Tobin continued, “For example, Nicholas N. Schildt, retired from government school district 172 and collected a 2012 pension of $194,663. His starting pension, when he retired, was $153,532. He has received more than the average annual wage for this area in cost of living adjustments alone. His estimated lifetime pension payout is stunning $6.9 million, of which he only contributed 2.4%.*”

Richard A. Klusmeyer, retired from the Adams County government, has an annual pension of $80,598, with a staggering estimated lifetime payout of $2,077,462.* ”

“Retired Quincy municipal government employee, Donald J. Kulek, has a lifetime estimated pension payout of $2,553,495*, with an annual pension of $60,465.”

View pension amounts below:

“Illinois’ government pensions are in serious trouble with no end in sight.
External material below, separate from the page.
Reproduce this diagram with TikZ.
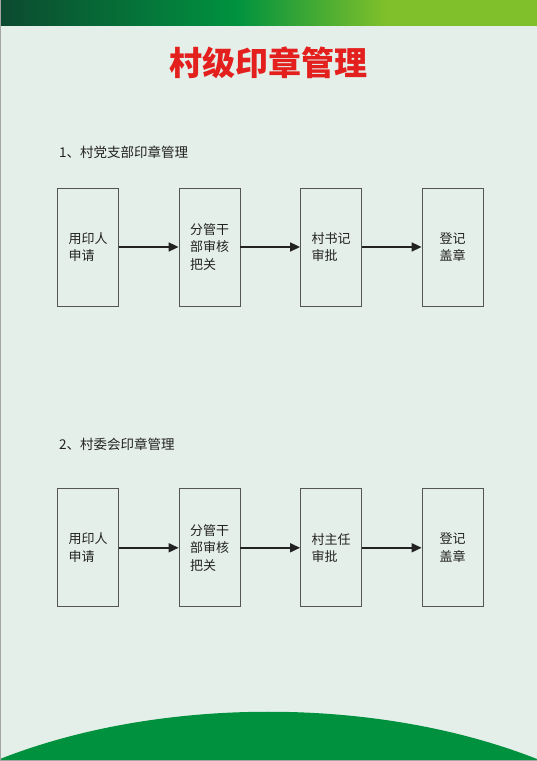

Government employees should be paid a fair wage for the work they do today so they can save for their own retirement. Replacing defined benefit pensions for all new government hires with social security and 401(k)s would eventually eliminate unfunded government pensions.”

“The only way taxpayers will get relief from the tax-raisers who ‘temporarily’ increased our income tax by 67% is to throw all the Democrats out of Springfield and make Madigan the house minority leader,” added Tobin. “If we don’t, taxes will go even higher and the pension system will collapse anyway. It’s mathematically impossible to tax your way out of this problem. Illinois has more than 6,700 retirees collecting more than $100,000; in about 8 years, that will be over 25,000 six figure pensioners.”

*Lifetime estimated pension payout assumes life expectancy of 85 (IRS Form 590).

2 Responses

  1. M. J. Bauer says:

    Your information is NOT CORRECT!

    Teachers are required to pay in 9% of their salary each year not the % you cite while they are employed and only those who teach 34 years are allowed to get back 75% of the average of their last 4 years salary as a pension.

    Please get all your facts correct before you publish things that defame teachers who have given their livers to educate the children of our country.

    • admin says:

      The percentage reported is not the percent of salary paid into the fund; it is the percentage of their personal contribution to the total amount they will receive over a normal lifetime. Most private sector teachers receive no pensions and an average Social Security allowance of about $15,000 per year and must work 44 years to qualify.